— START OF DATA SECTION —

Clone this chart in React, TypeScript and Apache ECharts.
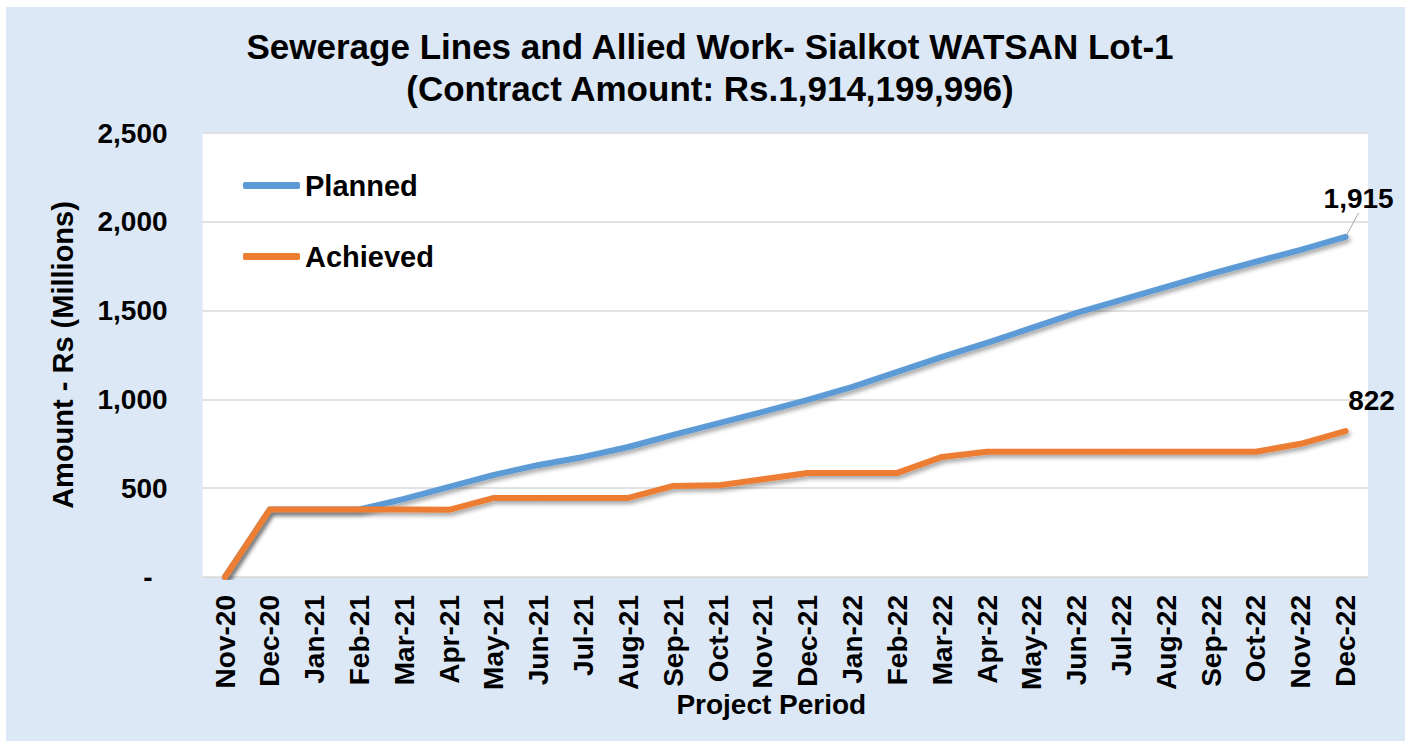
import React, { useEffect, useRef } from "react";
import * as echarts from "echarts";

const categories = [
  "Nov-20", "Dec-20", "Jan-21", "Feb-21", "Mar-21", "Apr-21", "May-21", "Jun-21", "Jul-21",
  "Aug-21", "Sep-21", "Oct-21", "Nov-21", "Dec-21", "Jan-22", "Feb-22", "Mar-22", "Apr-22",
  "May-22", "Jun-22", "Jul-22", "Aug-22", "Sep-22", "Oct-22", "Nov-22", "Dec-22",
];
const planned = [
  0, 380, 380, 380, 440, 507, 575, 631, 676, 732, 800, 865, 930, 997, 1070, 1155, 1239, 1318,
  1403, 1487, 1560, 1634, 1707, 1775, 1842, 1915,
];
const achieved = [
  0, 380, 380, 380, 380, 378, 445, 445, 445, 445, 513, 516, 550, 586, 586, 586, 676, 705, 705,
  705, 705, 705, 705, 705, 750, 822,
];
const yTicks = [0, 500, 1000, 1500, 2000, 2500];

const FONT = "'Liberation Sans', Arial, sans-serif";
const fmt = (v: number) => v.toLocaleString("en-US");

function lastLabelData(arr: number[]) {
  return arr.map((v, i) =>
    i === arr.length - 1 ? { value: v, label: { show: true } } : v
  );
}

export default function App() {
  const ref = useRef<HTMLDivElement>(null);
  useEffect(() => {
    if (!ref.current) return;
    const chart = echarts.init(ref.current, undefined, { renderer: "svg" });
    const shadow = {
      shadowColor: "rgba(0,0,0,0.35)",
      shadowBlur: 4,
      shadowOffsetX: 2,
      shadowOffsetY: 3,
    };
    chart.setOption({
      animation: false,
      backgroundColor: "#ffffff",
      textStyle: { fontFamily: FONT },
      graphic: [
        {
          type: "rect",
          z: -10,
          silent: true,
          shape: { x: 6, y: 7, width: 1399, height: 734 },
          style: { fill: "#dce8f6" },
        },
      ],
      title: {
        text: "Sewerage Lines and Allied Work- Sialkot WATSAN Lot-1\n(Contract Amount: Rs.1,914,199,996)",
        left: 705,
        top: 20,
        textAlign: "center",
        textStyle: {
          fontFamily: FONT,
          fontWeight: "bold",
          fontSize: 35,
          lineHeight: 42,
          color: "#000",
        },
      },
      legend: {
        orient: "vertical",
        left: 238,
        top: 166,
        itemWidth: 57,
        itemHeight: 7,
        itemGap: 42,
        icon: "roundRect",
        data: ["Planned", "Achieved"],
        textStyle: { fontFamily: FONT, fontWeight: "bold", fontSize: 29, color: "#000" },
      },
      grid: {
        left: 202.6,
        right: 45,
        top: 133,
        bottom: 164,
        show: true,
        backgroundColor: "#ffffff",
        borderWidth: 0,
      },
      xAxis: {
        type: "category",
        data: categories,
        boundaryGap: true,
        axisLine: { show: true, lineStyle: { color: "#d9d9d9", width: 1 } },
        axisTick: { show: false },
        axisLabel: {
          rotate: 90,
          margin: 18,
          interval: 0,
          fontFamily: FONT,
          fontWeight: "bold",
          fontSize: 28,
          color: "#000",
        },
        name: "Project Period",
        nameLocation: "middle",
        nameGap: 113,
        nameMoveOverlap: false,
        nameTextStyle: {
          fontFamily: FONT,
          fontWeight: "bold",
          fontSize: 28,
          color: "#000",
          padding: [0, 28, 0, 0],
        },
      },
      yAxis: {
        type: "value",
        min: yTicks[0],
        max: yTicks[yTicks.length - 1],
        interval: 500,
        axisLine: { show: false },
        axisTick: { show: false },
        splitLine: { show: true, lineStyle: { color: "#d9d9d9", width: 1.5 } },
        axisLabel: {
          margin: 35,
          fontFamily: FONT,
          fontWeight: "bold",
          fontSize: 28,
          color: "#000",
          formatter: (v: number) => (v === 0 ? "{d|-}" : fmt(v)),
          rich: {
            d: {
              fontFamily: FONT,
              fontWeight: "bold",
              fontSize: 28,
              color: "#000",
              padding: [0, 15, 0, 0],
            },
          },
        },
        name: "Amount - Rs (Millions)",
        nameLocation: "middle",
        nameGap: 125,
        nameMoveOverlap: false,
        nameTextStyle: { fontFamily: FONT, fontWeight: "bold", fontSize: 29, color: "#000" },
      },
      series: [
        {
          name: "Planned",
          type: "line",
          data: lastLabelData(planned),
          symbol: "circle",
          symbolSize: 2,
          itemStyle: { color: "#5b9bd5" },
          lineStyle: { color: "#5b9bd5", width: 6, cap: "round", join: "round", ...shadow },
          label: {
            show: false,
            position: "top",
            formatter: (p: any) => fmt(p.value),
            fontFamily: FONT,
            fontWeight: "bold",
            fontSize: 28,
            color: "#000",
          },
          labelLayout: { dx: 13, dy: -18 },
          labelLine: { show: true, lineStyle: { color: "#a6a6a6", width: 1 } },
          z: 2,
        },
        {
          name: "Achieved",
          type: "line",
          data: lastLabelData(achieved),
          symbol: "circle",
          symbolSize: 2,
          itemStyle: { color: "#ed7d31" },
          lineStyle: { color: "#ed7d31", width: 6, cap: "round", join: "round", ...shadow },
          label: {
            show: false,
            position: "top",
            offset: [26, -11],
            formatter: (p: any) => fmt(p.value),
            fontFamily: FONT,
            fontWeight: "bold",
            fontSize: 28,
            color: "#000",
          },
          z: 3,
        },
      ],
    });
    return () => chart.dispose();
  }, []);
  return (
    <div
      ref={ref}
      style={{ position: "absolute", left: 0, top: 0, width: 1413, height: 741 }}
    />
  );
}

— END OF DATA SECTION —

Exclude the pictures. Write out the remaining data exactly.

◆ ANSWER FOR THIS EXERCISE ◆
Clone this chart in React, TypeScript and Apache ECharts.
import React, { useEffect, useRef } from "react";
import * as echarts from "echarts";

const categories = [
  "Nov-20", "Dec-20", "Jan-21", "Feb-21", "Mar-21", "Apr-21", "May-21", "Jun-21", "Jul-21",
  "Aug-21", "Sep-21", "Oct-21", "Nov-21", "Dec-21", "Jan-22", "Feb-22", "Mar-22", "Apr-22",
  "May-22", "Jun-22", "Jul-22", "Aug-22", "Sep-22", "Oct-22", "Nov-22", "Dec-22",
];
const planned = [
  0, 380, 380, 380, 440, 507, 575, 631, 676, 732, 800, 865, 930, 997, 1070, 1155, 1239, 1318,
  1403, 1487, 1560, 1634, 1707, 1775, 1842, 1915,
];
const achieved = [
  0, 380, 380, 380, 380, 378, 445, 445, 445, 445, 513, 516, 550, 586, 586, 586, 676, 705, 705,
  705, 705, 705, 705, 705, 750, 822,
];
const yTicks = [0, 500, 1000, 1500, 2000, 2500];

const FONT = "'Liberation Sans', Arial, sans-serif";
const fmt = (v: number) => v.toLocaleString("en-US");

function lastLabelData(arr: number[]) {
  return arr.map((v, i) =>
    i === arr.length - 1 ? { value: v, label: { show: true } } : v
  );
}

export default function App() {
  const ref = useRef<HTMLDivElement>(null);
  useEffect(() => {
    if (!ref.current) return;
    const chart = echarts.init(ref.current, undefined, { renderer: "svg" });
    const shadow = {
      shadowColor: "rgba(0,0,0,0.35)",
      shadowBlur: 4,
      shadowOffsetX: 2,
      shadowOffsetY: 3,
    };
    chart.setOption({
      animation: false,
      backgroundColor: "#ffffff",
      textStyle: { fontFamily: FONT },
      graphic: [
        {
          type: "rect",
          z: -10,
          silent: true,
          shape: { x: 6, y: 7, width: 1399, height: 734 },
          style: { fill: "#dce8f6" },
        },
      ],
      title: {
        text: "Sewerage Lines and Allied Work- Sialkot WATSAN Lot-1\n(Contract Amount: Rs.1,914,199,996)",
        left: 705,
        top: 20,
        textAlign: "center",
        textStyle: {
          fontFamily: FONT,
          fontWeight: "bold",
          fontSize: 35,
          lineHeight: 42,
          color: "#000",
        },
      },
      legend: {
        orient: "vertical",
        left: 238,
        top: 166,
        itemWidth: 57,
        itemHeight: 7,
        itemGap: 42,
        icon: "roundRect",
        data: ["Planned", "Achieved"],
        textStyle: { fontFamily: FONT, fontWeight: "bold", fontSize: 29, color: "#000" },
      },
      grid: {
        left: 202.6,
        right: 45,
        top: 133,
        bottom: 164,
        show: true,
        backgroundColor: "#ffffff",
        borderWidth: 0,
      },
      xAxis: {
        type: "category",
        data: categories,
        boundaryGap: true,
        axisLine: { show: true, lineStyle: { color: "#d9d9d9", width: 1 } },
        axisTick: { show: false },
        axisLabel: {
          rotate: 90,
          margin: 18,
          interval: 0,
          fontFamily: FONT,
          fontWeight: "bold",
          fontSize: 28,
          color: "#000",
        },
        name: "Project Period",
        nameLocation: "middle",
        nameGap: 113,
        nameMoveOverlap: false,
        nameTextStyle: {
          fontFamily: FONT,
          fontWeight: "bold",
          fontSize: 28,
          color: "#000",
          padding: [0, 28, 0, 0],
        },
      },
      yAxis: {
        type: "value",
        min: yTicks[0],
        max: yTicks[yTicks.length - 1],
        interval: 500,
        axisLine: { show: false },
        axisTick: { show: false },
        splitLine: { show: true, lineStyle: { color: "#d9d9d9", width: 1.5 } },
        axisLabel: {
          margin: 35,
          fontFamily: FONT,
          fontWeight: "bold",
          fontSize: 28,
          color: "#000",
          formatter: (v: number) => (v === 0 ? "{d|-}" : fmt(v)),
          rich: {
            d: {
              fontFamily: FONT,
              fontWeight: "bold",
              fontSize: 28,
              color: "#000",
              padding: [0, 15, 0, 0],
            },
          },
        },
        name: "Amount - Rs (Millions)",
        nameLocation: "middle",
        nameGap: 125,
        nameMoveOverlap: false,
        nameTextStyle: { fontFamily: FONT, fontWeight: "bold", fontSize: 29, color: "#000" },
      },
      series: [
        {
          name: "Planned",
          type: "line",
          data: lastLabelData(planned),
          symbol: "circle",
          symbolSize: 2,
          itemStyle: { color: "#5b9bd5" },
          lineStyle: { color: "#5b9bd5", width: 6, cap: "round", join: "round", ...shadow },
          label: {
            show: false,
            position: "top",
            formatter: (p: any) => fmt(p.value),
            fontFamily: FONT,
            fontWeight: "bold",
            fontSize: 28,
            color: "#000",
          },
          labelLayout: { dx: 13, dy: -18 },
          labelLine: { show: true, lineStyle: { color: "#a6a6a6", width: 1 } },
          z: 2,
        },
        {
          name: "Achieved",
          type: "line",
          data: lastLabelData(achieved),
          symbol: "circle",
          symbolSize: 2,
          itemStyle: { color: "#ed7d31" },
          lineStyle: { color: "#ed7d31", width: 6, cap: "round", join: "round", ...shadow },
          label: {
            show: false,
            position: "top",
            offset: [26, -11],
            formatter: (p: any) => fmt(p.value),
            fontFamily: FONT,
            fontWeight: "bold",
            fontSize: 28,
            color: "#000",
          },
          z: 3,
        },
      ],
    });
    return () => chart.dispose();
  }, []);
  return (
    <div
      ref={ref}
      style={{ position: "absolute", left: 0, top: 0, width: 1413, height: 741 }}
    />
  );
}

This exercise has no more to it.